--- SHORT TASK ---
Scan the records below for the line with "Write the matplotlib code for this chart." and the line with "labels = ['0.170 M', '0.220 M', '0.340 M']", and retype that range exactly, both ends included, pictures excepted.

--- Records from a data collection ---
+ + + + + + +
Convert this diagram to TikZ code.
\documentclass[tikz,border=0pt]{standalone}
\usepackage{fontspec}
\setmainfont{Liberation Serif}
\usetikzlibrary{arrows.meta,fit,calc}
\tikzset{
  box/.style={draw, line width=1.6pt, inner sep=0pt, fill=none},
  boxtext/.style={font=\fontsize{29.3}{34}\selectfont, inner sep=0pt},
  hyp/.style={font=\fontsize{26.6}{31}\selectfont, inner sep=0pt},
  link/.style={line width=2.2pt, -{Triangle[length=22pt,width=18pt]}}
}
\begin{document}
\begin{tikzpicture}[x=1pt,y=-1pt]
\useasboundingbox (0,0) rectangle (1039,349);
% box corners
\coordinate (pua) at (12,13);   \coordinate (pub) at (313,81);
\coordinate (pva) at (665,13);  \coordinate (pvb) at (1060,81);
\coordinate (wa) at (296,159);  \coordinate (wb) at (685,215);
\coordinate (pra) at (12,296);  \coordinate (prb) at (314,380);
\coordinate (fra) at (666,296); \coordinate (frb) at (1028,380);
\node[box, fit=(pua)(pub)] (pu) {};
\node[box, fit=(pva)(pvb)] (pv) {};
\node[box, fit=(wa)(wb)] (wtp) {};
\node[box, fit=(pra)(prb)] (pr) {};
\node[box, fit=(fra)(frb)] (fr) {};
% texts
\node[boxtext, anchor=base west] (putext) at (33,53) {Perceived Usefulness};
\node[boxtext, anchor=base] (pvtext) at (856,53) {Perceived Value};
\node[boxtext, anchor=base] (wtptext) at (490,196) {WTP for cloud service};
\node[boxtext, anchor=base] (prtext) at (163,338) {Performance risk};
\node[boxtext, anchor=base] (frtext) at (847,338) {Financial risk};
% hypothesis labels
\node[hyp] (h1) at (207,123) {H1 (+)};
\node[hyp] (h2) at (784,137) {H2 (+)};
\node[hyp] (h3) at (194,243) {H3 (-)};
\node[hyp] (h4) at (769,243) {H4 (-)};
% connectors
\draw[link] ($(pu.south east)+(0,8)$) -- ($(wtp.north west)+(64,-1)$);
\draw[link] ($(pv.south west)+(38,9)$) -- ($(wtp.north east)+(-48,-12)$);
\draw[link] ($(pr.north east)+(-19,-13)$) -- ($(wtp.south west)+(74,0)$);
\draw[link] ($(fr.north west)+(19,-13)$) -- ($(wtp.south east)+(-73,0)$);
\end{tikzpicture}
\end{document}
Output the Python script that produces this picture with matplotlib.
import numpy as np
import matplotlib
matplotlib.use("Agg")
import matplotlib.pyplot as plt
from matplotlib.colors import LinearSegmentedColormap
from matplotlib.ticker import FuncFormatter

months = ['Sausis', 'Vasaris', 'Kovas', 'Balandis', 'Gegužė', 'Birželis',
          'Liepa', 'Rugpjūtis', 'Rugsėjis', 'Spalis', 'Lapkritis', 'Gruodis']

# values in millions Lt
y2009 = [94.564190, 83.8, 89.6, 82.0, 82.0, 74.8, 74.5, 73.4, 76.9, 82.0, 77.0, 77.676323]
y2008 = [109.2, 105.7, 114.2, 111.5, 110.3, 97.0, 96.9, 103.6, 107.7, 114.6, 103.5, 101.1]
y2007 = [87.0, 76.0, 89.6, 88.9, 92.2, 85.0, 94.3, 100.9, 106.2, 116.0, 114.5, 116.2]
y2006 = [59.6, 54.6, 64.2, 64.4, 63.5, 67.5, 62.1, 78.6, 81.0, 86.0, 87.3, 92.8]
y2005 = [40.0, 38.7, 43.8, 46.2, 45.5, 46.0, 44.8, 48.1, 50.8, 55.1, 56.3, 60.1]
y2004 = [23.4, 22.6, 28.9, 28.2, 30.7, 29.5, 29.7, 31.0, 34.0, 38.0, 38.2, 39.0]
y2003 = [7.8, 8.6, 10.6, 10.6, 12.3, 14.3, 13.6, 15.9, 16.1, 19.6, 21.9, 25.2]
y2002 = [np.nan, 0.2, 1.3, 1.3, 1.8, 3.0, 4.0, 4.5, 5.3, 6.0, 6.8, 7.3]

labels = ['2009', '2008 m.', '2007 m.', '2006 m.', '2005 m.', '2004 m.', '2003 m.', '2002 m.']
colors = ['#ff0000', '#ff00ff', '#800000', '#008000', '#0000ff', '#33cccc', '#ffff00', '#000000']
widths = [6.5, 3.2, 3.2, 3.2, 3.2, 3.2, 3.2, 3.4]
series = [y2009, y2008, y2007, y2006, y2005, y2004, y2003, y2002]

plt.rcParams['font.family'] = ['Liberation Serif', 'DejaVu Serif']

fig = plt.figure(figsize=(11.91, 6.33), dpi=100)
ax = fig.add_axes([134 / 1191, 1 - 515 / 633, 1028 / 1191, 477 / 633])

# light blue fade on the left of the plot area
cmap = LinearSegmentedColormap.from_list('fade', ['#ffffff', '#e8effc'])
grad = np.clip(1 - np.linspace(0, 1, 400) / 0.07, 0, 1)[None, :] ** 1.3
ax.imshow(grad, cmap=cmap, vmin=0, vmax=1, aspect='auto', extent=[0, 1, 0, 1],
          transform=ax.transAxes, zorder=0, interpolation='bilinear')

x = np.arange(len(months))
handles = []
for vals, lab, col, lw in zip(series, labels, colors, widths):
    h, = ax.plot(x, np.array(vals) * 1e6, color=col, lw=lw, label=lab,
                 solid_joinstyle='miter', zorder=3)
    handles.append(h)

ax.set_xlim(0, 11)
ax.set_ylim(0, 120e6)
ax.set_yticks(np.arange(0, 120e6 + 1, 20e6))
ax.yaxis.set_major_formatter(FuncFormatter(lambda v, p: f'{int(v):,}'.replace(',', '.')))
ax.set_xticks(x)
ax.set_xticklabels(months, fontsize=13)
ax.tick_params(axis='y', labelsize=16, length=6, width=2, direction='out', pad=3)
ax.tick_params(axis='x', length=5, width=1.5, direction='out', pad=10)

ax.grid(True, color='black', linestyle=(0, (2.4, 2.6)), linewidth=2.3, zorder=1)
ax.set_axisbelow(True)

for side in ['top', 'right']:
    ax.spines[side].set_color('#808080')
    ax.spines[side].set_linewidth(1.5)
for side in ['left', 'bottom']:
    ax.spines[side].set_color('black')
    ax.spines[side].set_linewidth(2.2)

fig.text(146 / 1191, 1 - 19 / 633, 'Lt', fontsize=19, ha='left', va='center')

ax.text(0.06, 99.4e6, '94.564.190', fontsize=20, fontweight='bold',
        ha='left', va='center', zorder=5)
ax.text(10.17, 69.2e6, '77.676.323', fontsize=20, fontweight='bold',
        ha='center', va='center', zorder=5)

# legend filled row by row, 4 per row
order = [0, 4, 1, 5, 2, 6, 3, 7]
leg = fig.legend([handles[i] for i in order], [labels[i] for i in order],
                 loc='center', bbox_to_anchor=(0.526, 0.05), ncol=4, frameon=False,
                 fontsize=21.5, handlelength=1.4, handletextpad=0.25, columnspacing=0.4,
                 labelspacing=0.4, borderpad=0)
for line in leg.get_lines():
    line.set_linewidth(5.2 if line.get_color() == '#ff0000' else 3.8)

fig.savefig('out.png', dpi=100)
+ + + + + + +
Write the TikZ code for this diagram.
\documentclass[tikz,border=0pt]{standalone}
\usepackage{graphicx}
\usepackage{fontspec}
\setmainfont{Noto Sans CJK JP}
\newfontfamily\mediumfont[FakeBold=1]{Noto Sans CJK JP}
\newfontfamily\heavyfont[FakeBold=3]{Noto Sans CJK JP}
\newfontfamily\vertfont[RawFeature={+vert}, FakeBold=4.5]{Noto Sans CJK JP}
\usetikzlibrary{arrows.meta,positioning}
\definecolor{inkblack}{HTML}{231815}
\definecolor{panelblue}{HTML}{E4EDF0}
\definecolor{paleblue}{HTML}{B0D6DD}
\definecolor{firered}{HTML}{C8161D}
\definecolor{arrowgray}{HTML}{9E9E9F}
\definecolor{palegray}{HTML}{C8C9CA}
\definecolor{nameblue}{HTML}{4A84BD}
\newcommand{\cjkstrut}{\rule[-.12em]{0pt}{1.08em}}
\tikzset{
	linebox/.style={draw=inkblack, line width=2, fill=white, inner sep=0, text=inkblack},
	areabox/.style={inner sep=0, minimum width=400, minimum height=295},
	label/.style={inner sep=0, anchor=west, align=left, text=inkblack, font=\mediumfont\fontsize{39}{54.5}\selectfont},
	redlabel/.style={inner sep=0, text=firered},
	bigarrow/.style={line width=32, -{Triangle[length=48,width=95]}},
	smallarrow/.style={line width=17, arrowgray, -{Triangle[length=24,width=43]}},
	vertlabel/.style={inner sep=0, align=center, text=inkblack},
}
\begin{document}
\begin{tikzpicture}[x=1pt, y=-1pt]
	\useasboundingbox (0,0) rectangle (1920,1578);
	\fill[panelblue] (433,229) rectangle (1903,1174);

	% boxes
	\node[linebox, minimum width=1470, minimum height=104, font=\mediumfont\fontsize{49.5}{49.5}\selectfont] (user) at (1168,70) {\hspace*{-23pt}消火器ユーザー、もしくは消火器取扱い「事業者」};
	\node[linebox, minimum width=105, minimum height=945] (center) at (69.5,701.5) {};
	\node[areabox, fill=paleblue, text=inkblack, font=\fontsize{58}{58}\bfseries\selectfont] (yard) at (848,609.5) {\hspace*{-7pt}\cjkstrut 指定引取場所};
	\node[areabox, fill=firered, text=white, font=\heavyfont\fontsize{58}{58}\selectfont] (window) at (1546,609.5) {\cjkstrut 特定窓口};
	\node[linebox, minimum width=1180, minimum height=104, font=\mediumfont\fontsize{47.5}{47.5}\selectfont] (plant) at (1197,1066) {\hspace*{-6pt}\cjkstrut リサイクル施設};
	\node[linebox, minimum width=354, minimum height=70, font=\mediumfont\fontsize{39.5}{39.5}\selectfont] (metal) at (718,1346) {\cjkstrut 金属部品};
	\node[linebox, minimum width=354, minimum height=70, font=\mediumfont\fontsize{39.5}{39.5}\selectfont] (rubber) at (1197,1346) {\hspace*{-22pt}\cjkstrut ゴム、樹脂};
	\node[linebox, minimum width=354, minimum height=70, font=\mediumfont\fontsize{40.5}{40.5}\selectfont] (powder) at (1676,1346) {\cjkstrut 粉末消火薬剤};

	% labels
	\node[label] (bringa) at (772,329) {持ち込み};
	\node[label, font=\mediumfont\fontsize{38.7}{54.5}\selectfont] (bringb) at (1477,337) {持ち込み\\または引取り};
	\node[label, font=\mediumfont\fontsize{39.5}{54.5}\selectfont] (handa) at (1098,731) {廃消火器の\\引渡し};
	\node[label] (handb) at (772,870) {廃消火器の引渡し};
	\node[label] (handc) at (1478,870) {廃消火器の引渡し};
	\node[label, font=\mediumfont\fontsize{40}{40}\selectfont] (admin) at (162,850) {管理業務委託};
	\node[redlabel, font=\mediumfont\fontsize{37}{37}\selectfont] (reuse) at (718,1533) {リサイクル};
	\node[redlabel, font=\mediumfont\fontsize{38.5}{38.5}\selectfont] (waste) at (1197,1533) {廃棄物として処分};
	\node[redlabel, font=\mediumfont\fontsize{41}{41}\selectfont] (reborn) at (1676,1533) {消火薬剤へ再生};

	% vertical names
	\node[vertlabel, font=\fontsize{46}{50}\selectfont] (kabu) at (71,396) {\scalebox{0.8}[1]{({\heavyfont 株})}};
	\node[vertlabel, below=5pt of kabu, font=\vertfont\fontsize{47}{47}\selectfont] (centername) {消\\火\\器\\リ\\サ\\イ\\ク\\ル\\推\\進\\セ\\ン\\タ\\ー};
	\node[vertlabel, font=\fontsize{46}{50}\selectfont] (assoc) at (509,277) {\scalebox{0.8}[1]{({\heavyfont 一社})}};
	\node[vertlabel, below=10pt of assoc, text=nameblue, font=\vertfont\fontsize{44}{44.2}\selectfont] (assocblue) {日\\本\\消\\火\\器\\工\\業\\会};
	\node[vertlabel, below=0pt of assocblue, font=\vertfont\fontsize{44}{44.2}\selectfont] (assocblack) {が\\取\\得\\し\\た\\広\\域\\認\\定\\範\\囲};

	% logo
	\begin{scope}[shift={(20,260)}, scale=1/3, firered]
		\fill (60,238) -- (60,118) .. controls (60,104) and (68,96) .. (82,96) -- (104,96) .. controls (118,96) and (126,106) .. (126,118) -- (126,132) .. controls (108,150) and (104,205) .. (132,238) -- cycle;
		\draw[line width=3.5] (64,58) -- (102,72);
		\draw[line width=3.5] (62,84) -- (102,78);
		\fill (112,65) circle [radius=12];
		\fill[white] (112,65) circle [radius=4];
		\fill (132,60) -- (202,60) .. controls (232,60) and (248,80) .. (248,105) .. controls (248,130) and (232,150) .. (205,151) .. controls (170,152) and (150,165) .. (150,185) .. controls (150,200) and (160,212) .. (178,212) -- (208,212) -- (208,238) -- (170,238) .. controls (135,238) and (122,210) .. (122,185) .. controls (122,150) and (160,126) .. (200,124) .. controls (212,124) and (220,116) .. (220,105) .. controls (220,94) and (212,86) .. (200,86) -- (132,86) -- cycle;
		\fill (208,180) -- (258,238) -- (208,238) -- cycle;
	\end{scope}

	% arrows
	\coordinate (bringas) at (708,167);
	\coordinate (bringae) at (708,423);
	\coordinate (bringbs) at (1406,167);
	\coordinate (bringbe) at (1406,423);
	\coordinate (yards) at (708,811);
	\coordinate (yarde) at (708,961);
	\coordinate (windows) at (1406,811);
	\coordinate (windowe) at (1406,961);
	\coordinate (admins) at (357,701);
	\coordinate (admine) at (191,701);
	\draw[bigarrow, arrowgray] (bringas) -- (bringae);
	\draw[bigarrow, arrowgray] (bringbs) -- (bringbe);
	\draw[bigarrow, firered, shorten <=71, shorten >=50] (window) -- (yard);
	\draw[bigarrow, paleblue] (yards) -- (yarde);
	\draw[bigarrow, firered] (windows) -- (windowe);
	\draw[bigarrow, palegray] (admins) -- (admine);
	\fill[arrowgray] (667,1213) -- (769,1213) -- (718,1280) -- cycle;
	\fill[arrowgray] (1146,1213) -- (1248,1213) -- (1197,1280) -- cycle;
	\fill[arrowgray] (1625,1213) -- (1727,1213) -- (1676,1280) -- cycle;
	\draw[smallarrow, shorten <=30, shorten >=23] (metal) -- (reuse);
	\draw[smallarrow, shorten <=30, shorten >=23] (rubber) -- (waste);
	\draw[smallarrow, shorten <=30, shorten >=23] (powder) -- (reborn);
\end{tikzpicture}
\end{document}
+ + + + + + +
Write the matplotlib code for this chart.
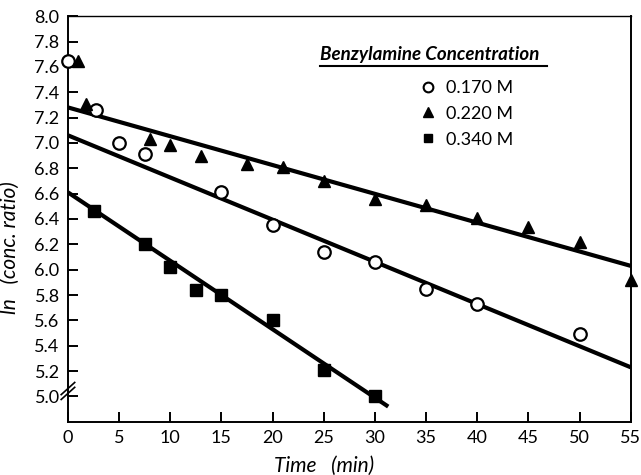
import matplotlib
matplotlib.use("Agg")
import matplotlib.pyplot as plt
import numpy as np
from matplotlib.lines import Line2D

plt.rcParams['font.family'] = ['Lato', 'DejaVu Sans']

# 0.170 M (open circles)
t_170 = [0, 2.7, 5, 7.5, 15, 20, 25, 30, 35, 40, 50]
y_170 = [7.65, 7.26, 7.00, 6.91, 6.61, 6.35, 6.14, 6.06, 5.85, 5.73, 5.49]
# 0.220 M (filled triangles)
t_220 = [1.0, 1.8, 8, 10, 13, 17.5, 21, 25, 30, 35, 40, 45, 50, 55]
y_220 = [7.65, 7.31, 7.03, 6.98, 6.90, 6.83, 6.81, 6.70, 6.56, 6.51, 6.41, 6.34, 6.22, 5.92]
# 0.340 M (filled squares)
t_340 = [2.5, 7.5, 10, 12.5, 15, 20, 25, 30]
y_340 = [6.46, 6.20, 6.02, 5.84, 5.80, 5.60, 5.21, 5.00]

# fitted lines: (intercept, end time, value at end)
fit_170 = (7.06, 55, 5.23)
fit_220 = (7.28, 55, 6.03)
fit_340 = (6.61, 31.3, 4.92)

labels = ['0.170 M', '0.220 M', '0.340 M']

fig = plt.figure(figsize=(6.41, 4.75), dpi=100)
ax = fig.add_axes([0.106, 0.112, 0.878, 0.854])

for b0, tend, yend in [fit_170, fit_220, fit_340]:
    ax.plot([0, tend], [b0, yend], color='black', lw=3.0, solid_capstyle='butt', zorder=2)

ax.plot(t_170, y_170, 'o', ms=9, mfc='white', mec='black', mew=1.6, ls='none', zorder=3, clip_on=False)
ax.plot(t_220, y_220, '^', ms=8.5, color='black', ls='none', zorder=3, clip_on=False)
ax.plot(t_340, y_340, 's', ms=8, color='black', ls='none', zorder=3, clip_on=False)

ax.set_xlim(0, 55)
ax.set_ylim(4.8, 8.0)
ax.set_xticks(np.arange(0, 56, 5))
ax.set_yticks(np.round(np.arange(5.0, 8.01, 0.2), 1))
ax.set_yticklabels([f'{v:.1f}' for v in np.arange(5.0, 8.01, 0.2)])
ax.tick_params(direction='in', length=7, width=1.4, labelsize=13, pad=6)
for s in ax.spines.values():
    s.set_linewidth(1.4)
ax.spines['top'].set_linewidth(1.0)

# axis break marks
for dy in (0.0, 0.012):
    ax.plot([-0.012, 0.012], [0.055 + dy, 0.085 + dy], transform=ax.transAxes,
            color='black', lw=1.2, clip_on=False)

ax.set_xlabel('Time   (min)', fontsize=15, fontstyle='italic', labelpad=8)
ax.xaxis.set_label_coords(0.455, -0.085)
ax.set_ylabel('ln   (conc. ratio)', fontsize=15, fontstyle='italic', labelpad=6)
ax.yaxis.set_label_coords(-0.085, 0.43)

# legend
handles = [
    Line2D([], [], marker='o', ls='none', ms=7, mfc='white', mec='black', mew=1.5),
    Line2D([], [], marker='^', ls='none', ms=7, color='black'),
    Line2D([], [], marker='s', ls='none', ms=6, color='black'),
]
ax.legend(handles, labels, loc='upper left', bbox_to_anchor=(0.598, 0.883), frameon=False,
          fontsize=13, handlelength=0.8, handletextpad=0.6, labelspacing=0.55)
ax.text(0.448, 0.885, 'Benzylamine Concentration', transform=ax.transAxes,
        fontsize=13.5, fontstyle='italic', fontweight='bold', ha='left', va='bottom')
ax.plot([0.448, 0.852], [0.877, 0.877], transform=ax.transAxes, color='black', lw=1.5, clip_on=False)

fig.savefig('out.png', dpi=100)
+ + + + + + +
--- WRITTEN ANSWER ---
Write the matplotlib code for this chart.
import matplotlib
matplotlib.use("Agg")
import matplotlib.pyplot as plt
import numpy as np
from matplotlib.lines import Line2D

plt.rcParams['font.family'] = ['Lato', 'DejaVu Sans']

# 0.170 M (open circles)
t_170 = [0, 2.7, 5, 7.5, 15, 20, 25, 30, 35, 40, 50]
y_170 = [7.65, 7.26, 7.00, 6.91, 6.61, 6.35, 6.14, 6.06, 5.85, 5.73, 5.49]
# 0.220 M (filled triangles)
t_220 = [1.0, 1.8, 8, 10, 13, 17.5, 21, 25, 30, 35, 40, 45, 50, 55]
y_220 = [7.65, 7.31, 7.03, 6.98, 6.90, 6.83, 6.81, 6.70, 6.56, 6.51, 6.41, 6.34, 6.22, 5.92]
# 0.340 M (filled squares)
t_340 = [2.5, 7.5, 10, 12.5, 15, 20, 25, 30]
y_340 = [6.46, 6.20, 6.02, 5.84, 5.80, 5.60, 5.21, 5.00]

# fitted lines: (intercept, end time, value at end)
fit_170 = (7.06, 55, 5.23)
fit_220 = (7.28, 55, 6.03)
fit_340 = (6.61, 31.3, 4.92)

labels = ['0.170 M', '0.220 M', '0.340 M']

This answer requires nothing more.